* RECORDED INFORMATION:
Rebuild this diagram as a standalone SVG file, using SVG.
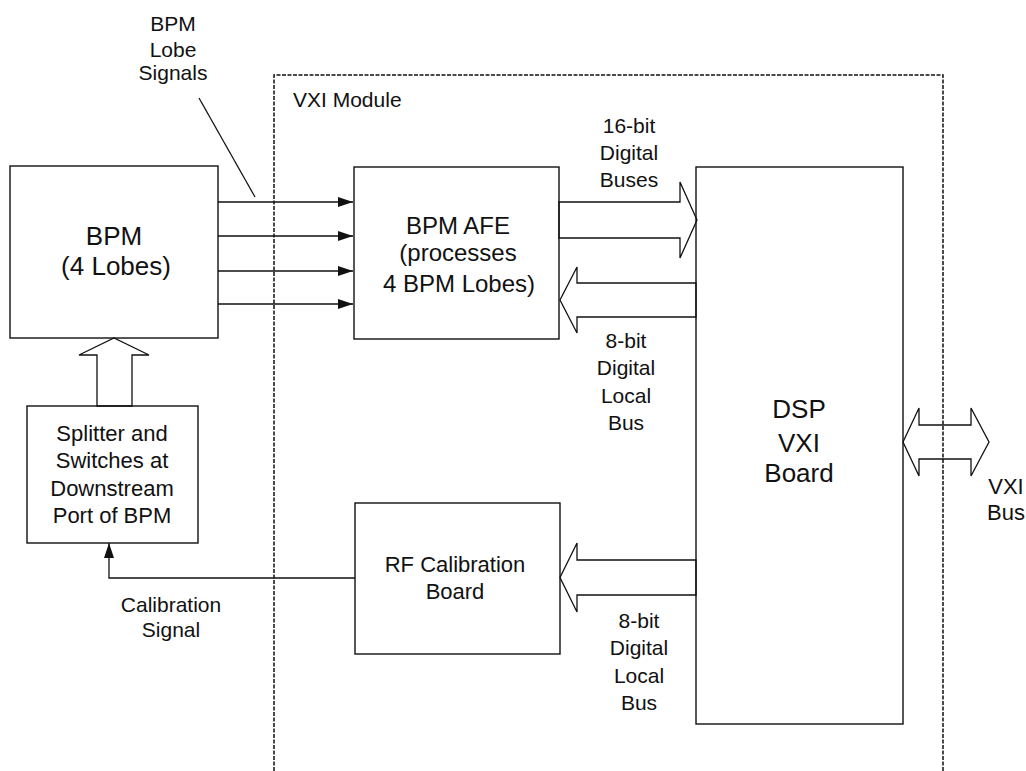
<svg xmlns="http://www.w3.org/2000/svg" width="1026" height="771" viewBox="0 0 1026 771">
<style>
.box{fill:none;stroke:#111;stroke-width:1.4}
.ln{fill:none;stroke:#111;stroke-width:1.3}
.hollow{fill:#fff;stroke:#111;stroke-width:1.3;stroke-linejoin:miter}
.dash{fill:none;stroke:#111;stroke-width:1.5;stroke-dasharray:4 1.5}
text{font-family:"Liberation Sans",Arial,sans-serif;fill:#111;text-anchor:middle}
.lbl{font-size:21px}
.big{font-size:26px}
.mid{font-size:24px}
.sm{font-size:22px}
</style>
<defs>
<marker id="ah" markerWidth="15" markerHeight="10" refX="15" refY="5" orient="auto" markerUnits="userSpaceOnUse">
<path d="M0,0 L15,5 L0,10 z" fill="#111"/>
</marker>
</defs>
<rect width="1026" height="771" fill="#fff"/>

<g id="vxi-module">
<path class="dash" d="M274,771 L274,75 L943,75 L943,771"/>
<text class="lbl" x="293" y="107" style="text-anchor:start">VXI Module</text>
</g>

<g id="connectors">
<line class="ln" x1="218" y1="202" x2="353" y2="202" marker-end="url(#ah)"/>
<line class="ln" x1="218" y1="236" x2="353" y2="236" marker-end="url(#ah)"/>
<line class="ln" x1="218" y1="271" x2="353" y2="271" marker-end="url(#ah)"/>
<line class="ln" x1="218" y1="304" x2="353" y2="304" marker-end="url(#ah)"/>
<line class="ln" x1="199" y1="98" x2="255" y2="197"/>
<polygon class="hollow" points="97,406 97,355 79,355 114,338 149,355 132,355 132,406"/>
<polygon class="hollow" points="559,202 680,202 680,182 697,220 680,258 680,238 559,238"/>
<polygon class="hollow" points="696,283 577,283 577,267 560,300 577,333 577,317 696,317"/>
<polygon class="hollow" points="696,560 577,560 577,543 560,577.5 577,612 577,595 696,595"/>
<polygon class="hollow" style="fill:none" points="903,442 919,408 919,425 971,425 971,408 989,442 971,476 971,459 919,459 919,476"/>
<polyline class="ln" points="355,578 109,578 109,543" marker-end="url(#ah)"/>
</g>

<g id="labels">
<text class="lbl" x="173" y="31">BPM</text>
<text class="lbl" x="173" y="57">Lobe</text>
<text class="lbl" x="173" y="80">Signals</text>
<text class="lbl" x="629" y="133">16-bit</text>
<text class="lbl" x="629" y="160">Digital</text>
<text class="lbl" x="629" y="187">Buses</text>
<text class="lbl" x="626" y="348">8-bit</text>
<text class="lbl" x="626" y="375">Digital</text>
<text class="lbl" x="626" y="403">Local</text>
<text class="lbl" x="626" y="430">Bus</text>
<text class="lbl" x="639" y="628">8-bit</text>
<text class="lbl" x="639" y="655">Digital</text>
<text class="lbl" x="639" y="683">Local</text>
<text class="lbl" x="639" y="710">Bus</text>
<text class="lbl" x="171" y="612">Calibration</text>
<text class="lbl" x="171" y="637">Signal</text>
<text class="sm" x="1006" y="494">VXI</text>
<text class="sm" x="1006" y="520">Bus</text>
</g>

<g id="bpm">
<rect class="box" x="10" y="166" width="208" height="172"/>
<text class="big" x="114" y="245">BPM</text>
<text class="big" x="116" y="275">(4 Lobes)</text>
</g>

<g id="splitter">
<rect class="box" x="27" y="406" width="171" height="137"/>
<text class="sm" x="112" y="441">Splitter and</text>
<text class="sm" x="112" y="468">Switches at</text>
<text class="sm" x="112" y="496">Downstream</text>
<text class="sm" x="112" y="523">Port of BPM</text>
</g>

<g id="bpm-afe">
<rect class="box" x="354" y="167" width="205" height="172"/>
<text class="mid" x="458" y="234">BPM AFE</text>
<text class="mid" x="458" y="261">(processes</text>
<text class="mid" x="459" y="292">4 BPM Lobes)</text>
</g>

<g id="dsp">
<rect class="box" x="696" y="167" width="207" height="557"/>
<text class="big" x="799" y="418">DSP</text>
<text class="big" x="799" y="452">VXI</text>
<text class="big" x="799" y="482">Board</text>
</g>

<g id="rf-cal">
<rect class="box" x="355" y="503" width="205" height="151"/>
<text class="sm" x="455" y="572">RF Calibration</text>
<text class="sm" x="455" y="599">Board</text>
</g>
</svg>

* PROBLEM DESCRIPTION:
Leave out the pictures and retype every line above exactly.

* WORKED ANSWER:
Rebuild this diagram as a standalone SVG file, using SVG.
<svg xmlns="http://www.w3.org/2000/svg" width="1026" height="771" viewBox="0 0 1026 771">
<style>
.box{fill:none;stroke:#111;stroke-width:1.4}
.ln{fill:none;stroke:#111;stroke-width:1.3}
.hollow{fill:#fff;stroke:#111;stroke-width:1.3;stroke-linejoin:miter}
.dash{fill:none;stroke:#111;stroke-width:1.5;stroke-dasharray:4 1.5}
text{font-family:"Liberation Sans",Arial,sans-serif;fill:#111;text-anchor:middle}
.lbl{font-size:21px}
.big{font-size:26px}
.mid{font-size:24px}
.sm{font-size:22px}
</style>
<defs>
<marker id="ah" markerWidth="15" markerHeight="10" refX="15" refY="5" orient="auto" markerUnits="userSpaceOnUse">
<path d="M0,0 L15,5 L0,10 z" fill="#111"/>
</marker>
</defs>
<rect width="1026" height="771" fill="#fff"/>

<g id="vxi-module">
<path class="dash" d="M274,771 L274,75 L943,75 L943,771"/>
<text class="lbl" x="293" y="107" style="text-anchor:start">VXI Module</text>
</g>

<g id="connectors">
<line class="ln" x1="218" y1="202" x2="353" y2="202" marker-end="url(#ah)"/>
<line class="ln" x1="218" y1="236" x2="353" y2="236" marker-end="url(#ah)"/>
<line class="ln" x1="218" y1="271" x2="353" y2="271" marker-end="url(#ah)"/>
<line class="ln" x1="218" y1="304" x2="353" y2="304" marker-end="url(#ah)"/>
<line class="ln" x1="199" y1="98" x2="255" y2="197"/>
<polygon class="hollow" points="97,406 97,355 79,355 114,338 149,355 132,355 132,406"/>
<polygon class="hollow" points="559,202 680,202 680,182 697,220 680,258 680,238 559,238"/>
<polygon class="hollow" points="696,283 577,283 577,267 560,300 577,333 577,317 696,317"/>
<polygon class="hollow" points="696,560 577,560 577,543 560,577.5 577,612 577,595 696,595"/>
<polygon class="hollow" style="fill:none" points="903,442 919,408 919,425 971,425 971,408 989,442 971,476 971,459 919,459 919,476"/>
<polyline class="ln" points="355,578 109,578 109,543" marker-end="url(#ah)"/>
</g>

<g id="labels">
<text class="lbl" x="173" y="31">BPM</text>
<text class="lbl" x="173" y="57">Lobe</text>
<text class="lbl" x="173" y="80">Signals</text>
<text class="lbl" x="629" y="133">16-bit</text>
<text class="lbl" x="629" y="160">Digital</text>
<text class="lbl" x="629" y="187">Buses</text>
<text class="lbl" x="626" y="348">8-bit</text>
<text class="lbl" x="626" y="375">Digital</text>
<text class="lbl" x="626" y="403">Local</text>
<text class="lbl" x="626" y="430">Bus</text>
<text class="lbl" x="639" y="628">8-bit</text>
<text class="lbl" x="639" y="655">Digital</text>
<text class="lbl" x="639" y="683">Local</text>
<text class="lbl" x="639" y="710">Bus</text>
<text class="lbl" x="171" y="612">Calibration</text>
<text class="lbl" x="171" y="637">Signal</text>
<text class="sm" x="1006" y="494">VXI</text>
<text class="sm" x="1006" y="520">Bus</text>
</g>

<g id="bpm">
<rect class="box" x="10" y="166" width="208" height="172"/>
<text class="big" x="114" y="245">BPM</text>
<text class="big" x="116" y="275">(4 Lobes)</text>
</g>

<g id="splitter">
<rect class="box" x="27" y="406" width="171" height="137"/>
<text class="sm" x="112" y="441">Splitter and</text>
<text class="sm" x="112" y="468">Switches at</text>
<text class="sm" x="112" y="496">Downstream</text>
<text class="sm" x="112" y="523">Port of BPM</text>
</g>

<g id="bpm-afe">
<rect class="box" x="354" y="167" width="205" height="172"/>
<text class="mid" x="458" y="234">BPM AFE</text>
<text class="mid" x="458" y="261">(processes</text>
<text class="mid" x="459" y="292">4 BPM Lobes)</text>
</g>

<g id="dsp">
<rect class="box" x="696" y="167" width="207" height="557"/>
<text class="big" x="799" y="418">DSP</text>
<text class="big" x="799" y="452">VXI</text>
<text class="big" x="799" y="482">Board</text>
</g>

<g id="rf-cal">
<rect class="box" x="355" y="503" width="205" height="151"/>
<text class="sm" x="455" y="572">RF Calibration</text>
<text class="sm" x="455" y="599">Board</text>
</g>
</svg>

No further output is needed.